On l’observe, la plume est fine et fluide. Chez Paul Fraiture, du premier paragraphe au dernier, la langue est travaillée, soignée, délicatement sculptée ; les métaphores sont opportunes.

Quant au fond, il témoigne d’une connaissance aiguë de l’âme humaine. La peinture progressive des pensées de Jacques Anlier (ses états d’âme, ce sentiment de colère et d’injustice qui l’étreint soudain et que nous avons tous déjà éprouvé, puis la paix intérieure qui progressivement revient en lui) rend la lecture de L’Ivraie plus que plaisante.

Paul Fraiture s’inspira de sa propre existence pour donner corps au personnage principal.

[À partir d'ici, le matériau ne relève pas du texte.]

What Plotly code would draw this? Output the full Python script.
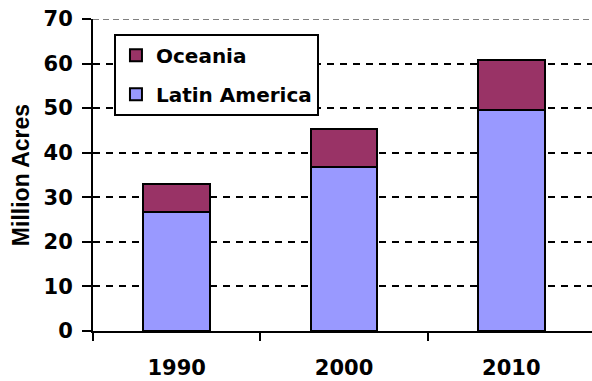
import plotly.graph_objects as go

# Planted area by region, million acres
years = ["1990", "2000", "2010"]
latin_america = [26.8, 36.8, 49.6]
oceania = [6.2, 8.6, 11.3]

y_ticks = [0, 10, 20, 30, 40, 50, 60, 70]
Y_MAX = 70

TICK_FONT = dict(family="DejaVu Sans", size=21, color="black")
LEGEND_FONT = dict(family="DejaVu Sans", size=20, color="black")

fig = go.Figure()
fig.add_trace(go.Bar(
    x=years, y=latin_america, name="<b>Latin America</b>",
    marker=dict(color="#9999FF", line=dict(color="black", width=2)),
    legendgroup="la", legendrank=2,
))
fig.add_trace(go.Bar(
    x=years, y=oceania, name="<b>Oceania</b>",
    marker=dict(color="#993366", line=dict(color="black", width=2)),
    legendgroup="oc", legendrank=1,
))

# Grey dashed border line across the top of the plot area
fig.add_shape(type="line", xref="paper", yref="y", x0=0, x1=1, y0=Y_MAX, y1=Y_MAX,
              line=dict(color="#808080", width=2, dash="6px,4px"), layer="below")

fig.update_layout(
    barmode="stack",
    bargap=0.6,
    width=592, height=381,
    margin=dict(l=93, r=0, t=19, b=50),
    paper_bgcolor="white", plot_bgcolor="white",
    showlegend=True,
    legend=dict(
        x=0.042, y=0.953, xanchor="left", yanchor="top",
        tracegroupgap=10,
        bordercolor="black", borderwidth=2, bgcolor="white",
        font=LEGEND_FONT,
    ),
    xaxis=dict(
        type="category", range=[-0.5, 2.482],
        showline=True, linecolor="black", linewidth=2,
        ticks="outside", ticklen=8, tickwidth=2, tickcolor="black",
        tickson="boundaries", showgrid=False,
        tickfont=TICK_FONT, ticklabelstandoff=17,
        tickprefix="<b>", ticksuffix="</b>",
    ),
    yaxis=dict(
        range=[0, Y_MAX], tickvals=y_ticks,
        ticktext=[f"<b>{v}</b>" for v in y_ticks],
        showline=True, linecolor="black", linewidth=2,
        ticks="outside", ticklen=9, tickwidth=2, tickcolor="black",
        showgrid=True, gridcolor="black", gridwidth=2, griddash="7px,6px",
        zeroline=False,
        tickfont=TICK_FONT, ticklabelstandoff=5,
        title=dict(text="<b>Million Acres</b>",
                   font=dict(family="Liberation Sans", size=23, color="black"),
                   standoff=8),
        automargin=False,
    ),
)

fig.write_html("out.html")
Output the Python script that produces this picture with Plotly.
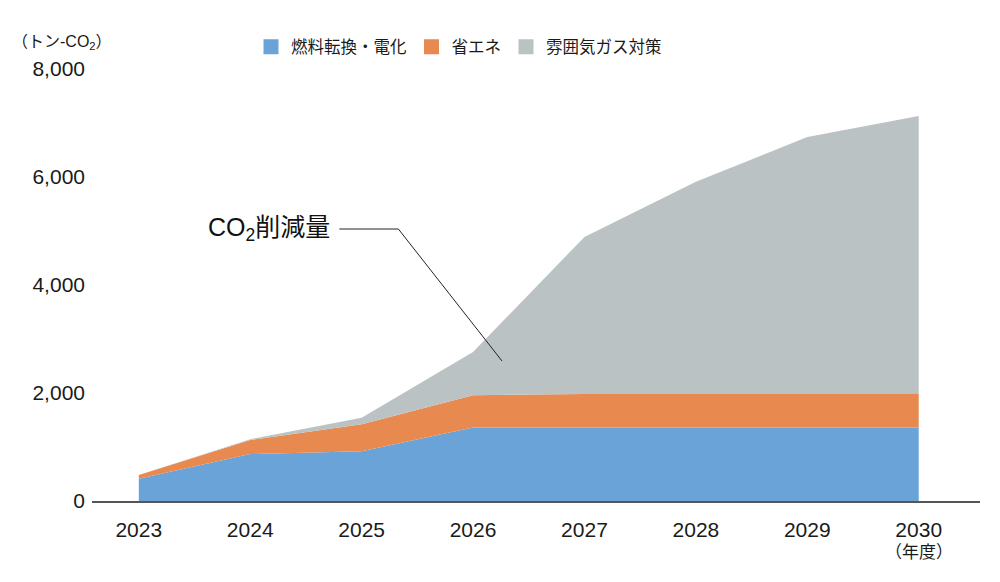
import plotly.graph_objects as go

# 年度
years = [2023, 2024, 2025, 2026, 2027, 2028, 2029, 2030]

# CO2削減量 (トン-CO2)
fuel_electrification = [410, 870, 920, 1360, 1360, 1360, 1360, 1360]
energy_saving = [70, 260, 500, 600, 620, 620, 620, 620]
atmosphere_gas = [0, 15, 120, 800, 2910, 3930, 4760, 5150]

series_names = ["燃料転換・電化", "省エネ", "雰囲気ガス対策"]
series_colors = ["#6aa3d7", "#e88950", "#bbc2c3"]

y_ticks = [0, 2000, 4000, 6000, 8000]

font_family = "Liberation Sans, Noto Sans CJK JP, sans-serif"

# page body adds 8px offset, so margins are shifted by that
offset = 8

fig = go.Figure()

for name, values, color in zip(
    series_names, [fuel_electrification, energy_saving, atmosphere_gas], series_colors
):
    fig.add_trace(
        go.Scatter(
            x=years,
            y=values,
            name=name,
            mode="lines",
            line=dict(width=0, color=color),
            fillcolor=color,
            stackgroup="one",
            showlegend=False,
            hoverinfo="x+y+name",
        )
    )

# square legend markers
for name, color in zip(series_names, series_colors):
    fig.add_trace(
        go.Scatter(
            x=[None],
            y=[None],
            name=name,
            mode="markers",
            marker=dict(symbol="square", size=15, color=color),
            showlegend=True,
        )
    )

fig.update_xaxes(
    range=[2022.58, 2030.55],
    tickvals=years,
    ticktext=[str(y) for y in years],
    showline=True,
    linecolor="#555555",
    linewidth=2,
    showgrid=False,
    zeroline=False,
    ticks="",
    ticklabelstandoff=9,
    tickfont=dict(size=21, color="#1a1a1a"),
)
fig.update_yaxes(
    range=[0, 8000],
    tickvals=y_ticks,
    tickformat=",",
    showline=False,
    showgrid=False,
    zeroline=False,
    ticks="",
    ticklabelstandoff=6,
    tickfont=dict(size=21, color="#1a1a1a"),
)

# callout line for the label
fig.add_shape(
    type="path",
    path="M 2024.80,5037 L 2025.33,5037 L 2026.26,2593",
    xref="x",
    yref="y",
    line=dict(color="#222222", width=1),
)

fig.add_annotation(
    x=2024.73,
    y=5037,
    xref="x",
    yref="y",
    text="CO<sub>2</sub>削減量",
    showarrow=False,
    xanchor="right",
    yanchor="middle",
    font=dict(size=25, color="#111111", family=font_family),
)
fig.add_annotation(
    x=(62 - 92) / 888,
    y=1 + (69 - 42) / 432,
    xref="paper",
    yref="paper",
    text="（トン-CO<sub>2</sub>）",
    showarrow=False,
    xanchor="center",
    yanchor="middle",
    font=dict(size=16, color="#1a1a1a", family=font_family),
)
fig.add_annotation(
    x=2030,
    y=0,
    xref="x",
    yref="y",
    yshift=-51,
    text="（年度）",
    showarrow=False,
    font=dict(size=17, color="#1a1a1a", family=font_family),
)

fig.update_layout(
    width=1000,
    height=582,
    margin=dict(l=92 - offset, r=20 + offset, t=69 - offset, b=81 + offset, autoexpand=False),
    paper_bgcolor="white",
    plot_bgcolor="white",
    font=dict(family=font_family, color="#1a1a1a"),
    showlegend=True,
    legend=dict(
        orientation="h",
        xref="container",
        yref="container",
        x=243 / 1000,
        y=1 - (47 - offset) / 582,
        xanchor="left",
        yanchor="middle",
        font=dict(size=16.5),
        traceorder="normal",
        itemwidth=30,
    ),
)

fig.write_html("out.html")
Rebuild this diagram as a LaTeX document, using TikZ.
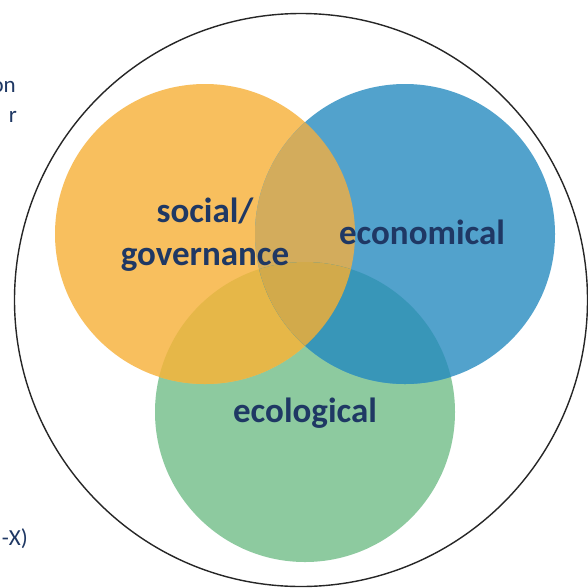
\documentclass[tikz,border=0pt]{standalone}
\usepackage{fontspec}
\setmainfont{Carlito}
\definecolor{cO}{HTML}{F8BF5E}
\definecolor{cB}{HTML}{52A2CC}
\definecolor{cG}{HTML}{8DCA9F}
\definecolor{cOB}{HTML}{D3AC5C}
\definecolor{cOG}{HTML}{E6B748}
\definecolor{cBG}{HTML}{3896B8}
\definecolor{cOBG}{HTML}{D2AA4B}
\definecolor{navy}{HTML}{1F3864}
\tikzset{
  biglabel/.style={font=\fontsize{35}{43}\selectfont\bfseries, text=navy, align=center, inner sep=0pt},
  sidetext/.style={font=\fontsize{23}{27}\selectfont, text=navy, inner sep=0pt, anchor=base east}
}
\begin{document}
\begin{tikzpicture}[x=1pt,y=-1pt]
\useasboundingbox (0,0) rectangle (588,587);
\clip (0,0) rectangle (588,587);
\fill[white] (0,0) rectangle (588,587);
% outer circle
\draw[line width=1.4pt, black!85] (301,300) circle[radius=286.5];
% three circles
\coordinate (o) at (205,234);
\coordinate (b) at (405,234);
\coordinate (g) at (305,412);
\fill[cG] (g) circle[radius=150];
\fill[cO] (o) circle[radius=150];
\fill[cB] (b) circle[radius=150];
\begin{scope}
  \clip (o) circle[radius=150];
  \fill[cOB] (b) circle[radius=150];
  \fill[cOG] (g) circle[radius=150];
  \clip (b) circle[radius=150];
  \fill[cOBG] (g) circle[radius=150];
\end{scope}
\begin{scope}
  \clip (b) circle[radius=150];
  \clip (g) circle[radius=150];
  \fill[cBG] (b) circle[radius=150];
  \clip (o) circle[radius=150];
  \fill[cOBG] (g) circle[radius=150];
\end{scope}
% labels
\node[biglabel] (soc) at (205,235) {social/\\governance};
\node[biglabel] (eco) at (422,232) {economical};
\node[biglabel] (ecl) at (305,413) {ecological};
% cut-off side text
\node[sidetext] (t1) at (16,92) {on};
\node[sidetext] (t2) at (17,122) {r};
\node[sidetext] (t3) at (28,545) {-X)};
\end{tikzpicture}
\end{document}
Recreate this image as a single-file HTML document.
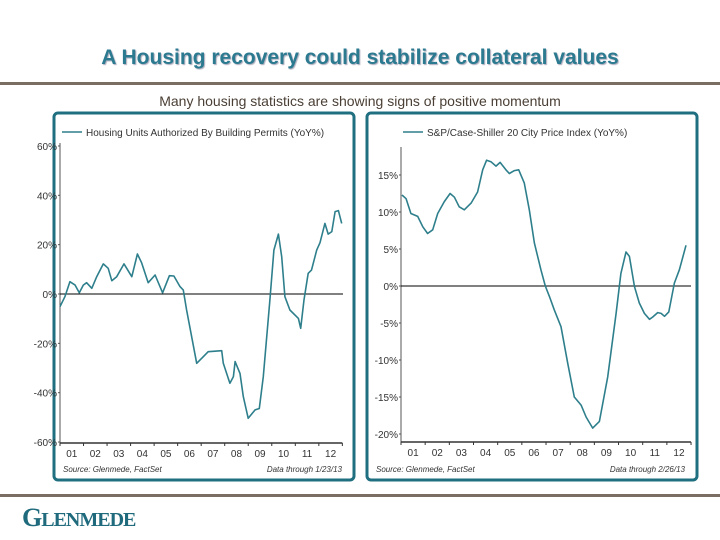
<!DOCTYPE html>
<html><head><meta charset="utf-8"><style>
body{margin:0;background:#fff;}
#root{position:relative;width:720px;height:540px;overflow:hidden;font-family:"Liberation Sans",sans-serif;}
.title{position:absolute;left:0;top:46px;width:720px;text-align:center;font-size:21px;font-weight:bold;color:#2b7a90;text-shadow:1px 1px 1px #aab;}
.sub{position:absolute;left:0;top:93px;width:720px;text-align:center;font-size:14px;color:#4a3f35;}
.rule{position:absolute;left:0;width:720px;height:3px;background:#7a6e62;}
.logo{position:absolute;left:22px;top:503px;font-family:"Liberation Serif",serif;font-weight:bold;font-size:26px;color:#1f6a7c;letter-spacing:-1px;}
.logo small{font-size:20px;}
</style></head><body>
<div id="root">
<div class="title">A Housing recovery could stabilize collateral values</div>
<div class="rule" style="top:82px"></div>
<div class="sub">Many housing statistics are showing signs of positive momentum</div>
<div class="rule" style="top:494px"></div>
<div class="logo">G<small>LENMEDE</small></div>
<svg id="chart" width="720" height="540" style="position:absolute;left:0;top:0"></svg>
</div>
<script>
const yearLabels=["01","02","03","04","05","06","07","08","09","10","11","12"];
const permitYears=[2001.0,2001.21,2001.42,2001.64,2001.82,2001.99,2002.13,2002.35,2002.56,2002.84,2003.05,2003.2,2003.41,2003.72,2004.05,2004.29,2004.47,2004.75,2005.04,2005.36,2005.65,2005.84,2006.1,2006.24,2006.38,2006.81,2007.09,2007.3,2007.87,2007.94,2008.22,2008.37,2008.44,2008.65,2008.79,2009.0,2009.29,2009.47,2009.64,2009.92,2010.09,2010.28,2010.42,2010.56,2010.77,2011.13,2011.23,2011.37,2011.55,2011.69,2011.91,2012.05,2012.26,2012.4,2012.55,2012.69,2012.83,2012.97];
const permitValues=[-5.1,-1.1,5.0,3.6,0.5,3.6,4.6,2.3,7.0,12.2,10.4,5.4,7.0,12.2,7.0,16.2,12.7,4.6,7.7,0.5,7.4,7.3,3.0,1.6,-6.5,-28.1,-25.4,-23.4,-23.0,-28.1,-36.2,-33.5,-27.4,-32.2,-41.6,-50.4,-47.0,-46.4,-33.5,-2.4,17.8,24.3,15.1,-1.1,-6.5,-9.9,-13.9,-2.4,8.4,9.7,17.8,20.8,28.6,24.3,25.3,33.4,33.8,28.6];
const permitTicks=[60,40,20,0,-20,-40,-60];
const csYears=[2001.04,2001.21,2001.41,2001.69,2001.9,2002.1,2002.31,2002.52,2002.79,2003.03,2003.21,2003.41,2003.62,2003.9,2004.17,2004.38,2004.54,2004.72,2004.93,2005.1,2005.34,2005.48,2005.69,2005.87,2006.1,2006.31,2006.52,2006.79,2006.97,2007.14,2007.34,2007.62,2007.9,2008.17,2008.45,2008.66,2008.93,2009.21,2009.55,2009.9,2010.1,2010.31,2010.45,2010.66,2010.86,2011.07,2011.28,2011.41,2011.62,2011.76,2011.9,2012.08,2012.31,2012.52,2012.79];
const csValues=[12.3,11.8,9.8,9.4,8.0,7.1,7.6,9.8,11.4,12.5,12.0,10.7,10.3,11.2,12.7,15.7,17.0,16.8,16.2,16.7,15.7,15.2,15.6,15.7,13.9,10.3,5.8,2.2,0,-1.4,-3.2,-5.5,-10.5,-15.0,-16.1,-17.7,-19.2,-18.3,-12.3,-3.7,1.7,4.6,4.0,-0.1,-2.3,-3.7,-4.5,-4.2,-3.6,-3.7,-4.1,-3.5,0.4,2.2,5.5];
const csTicks=[15,10,5,0,-5,-10,-15,-20];

const svg=document.getElementById('chart');
const NS='http://www.w3.org/2000/svg';
function mk(tag,attrs,parent){const e=document.createElementNS(NS,tag);for(const k in attrs)e.setAttribute(k,attrs[k]);(parent||svg).appendChild(e);return e;}

function panel(cfg){
  const g=mk('g',{});
  
  
  const box=mk('rect',{x:cfg.bx,y:113,width:cfg.bw,height:367,rx:4,fill:'#fff',stroke:'#1f6f80','stroke-width':3},g);
  
  
  const X=v=>cfg.x0+(v-2001)*cfg.yw;
  const Y=v=>cfg.y0-v*cfg.py;
  const ax=mk('line',{x1:cfg.x0,y1:cfg.top,x2:cfg.x0,y2:cfg.bot,stroke:'#555','stroke-width':1},g);
  
  
  const xa=mk('line',{x1:cfg.x0,y1:cfg.bot,x2:X(2013),y2:cfg.bot,stroke:'#333','stroke-width':1.5},g);
  
  
  const z=mk('line',{x1:cfg.x0,y1:Y(0),x2:cfg.zEnd,y2:Y(0),stroke:'#000','stroke-width':1},g);
  
  
  cfg.ticks.forEach(t=>{
    const tl=mk('text',{x:cfg.x0-3,y:Y(t)+4,'text-anchor':'end','font-size':10,fill:'#333','font-family':'Liberation Sans, sans-serif'},g);
    tl.textContent=t+'%';
    
    
    mk('line',{x1:cfg.x0-2,y1:Y(t),x2:cfg.x0,y2:Y(t),stroke:'#555'},g);
  });
  for(let i=0;i<=12;i++){mk('line',{x1:X(2001+i),y1:cfg.bot,x2:X(2001+i),y2:cfg.bot+3,stroke:'#333'},g);}
  yearLabels.forEach((l,i)=>{
    const t=mk('text',{x:X(2001.5+i),y:cfg.bot+14,'text-anchor':'middle','font-size':10,fill:'#333','font-family':'Liberation Sans, sans-serif'},g);
    t.textContent=l;
    
    
  });
  let d='';
  cfg.xs.forEach((x,i)=>{d+=(i?'L':'M')+X(x).toFixed(1)+' '+Y(cfg.vs[i]).toFixed(1);});
  const p=mk('path',{d:d,fill:'none',stroke:'#2e7f8c','stroke-width':1.6,'stroke-linejoin':'round'},g);
  
  
  mk('line',{x1:cfg.lx,y1:132,x2:cfg.lx+20,y2:132,stroke:'#2e7f8c','stroke-width':1.5},g);
  const lt=mk('text',{x:cfg.lx+24,y:136,'font-size':10,fill:'#333','font-family':'Liberation Sans, sans-serif'},g);
  lt.textContent=cfg.legend;
  
  
  const s=mk('text',{x:cfg.bx+9,y:472,'font-size':8,'font-style':'italic',fill:'#333','font-family':'Liberation Sans, sans-serif'},g);
  s.textContent='Source: Glenmede, FactSet';
  
  
  const dt=mk('text',{x:cfg.bx+cfg.bw-12,y:472,'font-size':8,'font-style':'italic','text-anchor':'end',fill:'#333','font-family':'Liberation Sans, sans-serif'},g);
  dt.textContent=cfg.date;
  
  
}
panel({name:'permits-chart',bx:54,bw:300,x0:60,yw:23.53,y0:294,py:2.467,top:143,bot:443,zEnd:343,ticks:permitTicks,xs:permitYears,vs:permitValues,lx:62,legend:'Housing Units Authorized By Building Permits (YoY%)',date:'Data through 1/23/13'});
panel({name:'case-shiller-chart',bx:367,bw:330,x0:401,yw:24.17,y0:286,py:7.4,top:147,bot:442,zEnd:691,ticks:csTicks,xs:csYears,vs:csValues,lx:403,legend:'S&P/Case-Shiller 20 City Price Index (YoY%)',date:'Data through 2/26/13'});
</script>
</body></html>
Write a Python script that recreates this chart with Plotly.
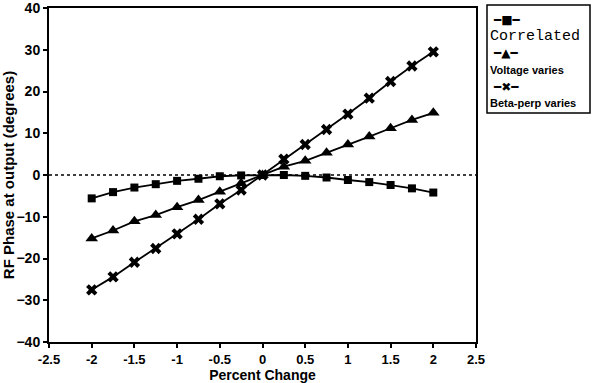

Je le remarquai à divers éléments autobiographiques dispersés dans le roman : le héros est marié, a une fille, roule volontiers à vélo, cultive un potager, taille une haie, etc. Paul Fraiture s’inspira également de lui-même pour donner vie à Jacques Anlier, pour le doter d’une âme. Il me le confirma dans le fauteuil de son salon un jour d’été 2015 : les pensées qui traversent l’architecte d’un bout à l’autre du roman furent celles auxquelles sa réflexion personnelle l’avait mené.

Puissent-elles se prolonger longtemps encore à travers la survivance de L’Ivraie.